Individual & Couples Therapy for Betrayal, Infidelity, & Broken Trust

When trust is broken, nothing feels solid. You're left questioning everything—including yourself.

Close-up of a person holding a smartphone with another person sitting nearby, arms crossed, at a wooden table.

What It Feels Like

The moment everything changed may be crystal clear—or it may have unfolded slowly over time. A partner’s affair. Hidden addiction. Repeated dishonesty. Whatever the specifics, something you counted on has collapsed.

You might feel disoriented, overwhelmed, or numb. You replay what happened, searching for clues you missed. You wonder what was real. You swing between anger, heartbreak, and exhaustion—sometimes all in the same hour.

Even if you’re not sure what’s next, you know this: you can’t go back to how things were.

I work with both individuals and couples navigating betrayal. Whether you’re deciding if a relationship can be rebuilt—or simply trying to make sense of what happened—therapy offers a space to begin.

A happy couple sitting on a couch and smiling at each other in a bright living room.

How Therapy Can Help

Betrayal trauma affects your sense of safety, identity, and connection. It’s not just about what someone did—it’s about how that rupture lives in your body, your thoughts, your relationships.

In therapy, we create space to slow down and honor the full impact of what you’re carrying. For individuals, this means exploring the pain without judgment, tending to the nervous system, rebuilding self-trust, and clarifying what healing might look like for you. For couples, this means creating safety for honest conversations, acknowledging harm, and—if both partners are willing—beginning the slow, careful work of repair.

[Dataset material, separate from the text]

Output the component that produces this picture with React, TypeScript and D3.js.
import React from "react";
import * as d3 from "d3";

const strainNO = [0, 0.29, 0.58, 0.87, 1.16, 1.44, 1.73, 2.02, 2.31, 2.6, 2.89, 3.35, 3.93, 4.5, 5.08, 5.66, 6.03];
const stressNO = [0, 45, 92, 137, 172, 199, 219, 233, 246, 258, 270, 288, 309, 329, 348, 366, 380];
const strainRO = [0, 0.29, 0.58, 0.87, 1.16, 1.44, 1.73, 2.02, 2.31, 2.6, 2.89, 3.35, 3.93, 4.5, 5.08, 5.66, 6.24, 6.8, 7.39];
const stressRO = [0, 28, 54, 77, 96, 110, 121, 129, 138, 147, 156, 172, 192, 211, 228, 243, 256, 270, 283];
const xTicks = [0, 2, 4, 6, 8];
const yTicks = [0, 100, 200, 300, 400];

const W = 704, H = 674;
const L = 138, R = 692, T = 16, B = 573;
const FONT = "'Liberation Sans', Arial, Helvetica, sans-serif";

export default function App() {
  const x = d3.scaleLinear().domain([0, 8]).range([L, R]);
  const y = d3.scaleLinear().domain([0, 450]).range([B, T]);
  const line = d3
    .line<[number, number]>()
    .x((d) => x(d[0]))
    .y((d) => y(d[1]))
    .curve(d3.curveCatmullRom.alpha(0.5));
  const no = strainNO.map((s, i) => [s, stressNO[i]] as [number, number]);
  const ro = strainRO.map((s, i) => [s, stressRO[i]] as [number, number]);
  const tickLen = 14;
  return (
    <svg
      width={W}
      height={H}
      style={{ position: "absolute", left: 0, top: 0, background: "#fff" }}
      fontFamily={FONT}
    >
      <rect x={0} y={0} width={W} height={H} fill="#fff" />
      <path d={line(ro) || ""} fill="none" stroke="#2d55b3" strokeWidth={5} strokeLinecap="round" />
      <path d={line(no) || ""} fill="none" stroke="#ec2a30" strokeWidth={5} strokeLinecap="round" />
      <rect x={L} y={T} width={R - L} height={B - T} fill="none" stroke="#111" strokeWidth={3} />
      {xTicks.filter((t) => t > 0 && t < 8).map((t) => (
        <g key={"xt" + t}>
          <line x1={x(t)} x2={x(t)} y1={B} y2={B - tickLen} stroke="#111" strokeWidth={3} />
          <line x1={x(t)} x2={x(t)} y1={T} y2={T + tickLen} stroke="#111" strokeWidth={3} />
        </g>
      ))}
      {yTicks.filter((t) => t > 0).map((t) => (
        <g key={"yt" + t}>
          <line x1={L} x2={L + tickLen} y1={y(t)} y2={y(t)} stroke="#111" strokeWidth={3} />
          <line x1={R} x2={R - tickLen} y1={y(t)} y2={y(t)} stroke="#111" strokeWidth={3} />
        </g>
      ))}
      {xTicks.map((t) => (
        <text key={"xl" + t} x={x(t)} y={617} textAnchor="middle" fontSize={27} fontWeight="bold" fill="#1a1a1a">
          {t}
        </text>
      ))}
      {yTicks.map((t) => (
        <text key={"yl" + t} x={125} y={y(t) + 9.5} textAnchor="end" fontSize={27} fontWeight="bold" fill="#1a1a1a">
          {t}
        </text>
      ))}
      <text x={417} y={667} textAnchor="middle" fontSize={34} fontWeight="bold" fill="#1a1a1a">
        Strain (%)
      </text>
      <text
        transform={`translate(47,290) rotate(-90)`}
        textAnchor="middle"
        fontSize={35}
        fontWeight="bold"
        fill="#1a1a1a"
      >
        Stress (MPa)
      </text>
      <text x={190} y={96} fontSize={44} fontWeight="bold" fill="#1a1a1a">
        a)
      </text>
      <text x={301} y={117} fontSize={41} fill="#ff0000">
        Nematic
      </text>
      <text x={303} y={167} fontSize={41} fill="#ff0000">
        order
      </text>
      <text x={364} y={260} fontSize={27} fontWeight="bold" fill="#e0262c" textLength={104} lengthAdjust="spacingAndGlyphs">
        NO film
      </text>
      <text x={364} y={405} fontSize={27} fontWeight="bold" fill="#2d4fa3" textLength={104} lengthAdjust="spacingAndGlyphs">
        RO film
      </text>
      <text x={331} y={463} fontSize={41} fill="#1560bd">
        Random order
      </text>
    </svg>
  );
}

The path forward might not be clear yet—but we’ll find your footing together.

What Healing Can Look Like

  • You begin to feel your feet under you again.

  • You don’t question your reality as much.

  • You get clearer on what you need, and more confident asking for it.

  • If you’re in a relationship, you begin to see movement—more honesty, more care, more choice.

  • If you’re moving on, you do so with clarity and self-respect.

Healing from betrayal doesn’t mean forgetting what happened. It means living in a way that honors your experience, your boundaries, and your worth.

You didn’t deserve what happened. But you do deserve support.

Whether you're healing alone or together, I’ll meet you with care, clarity, and respect.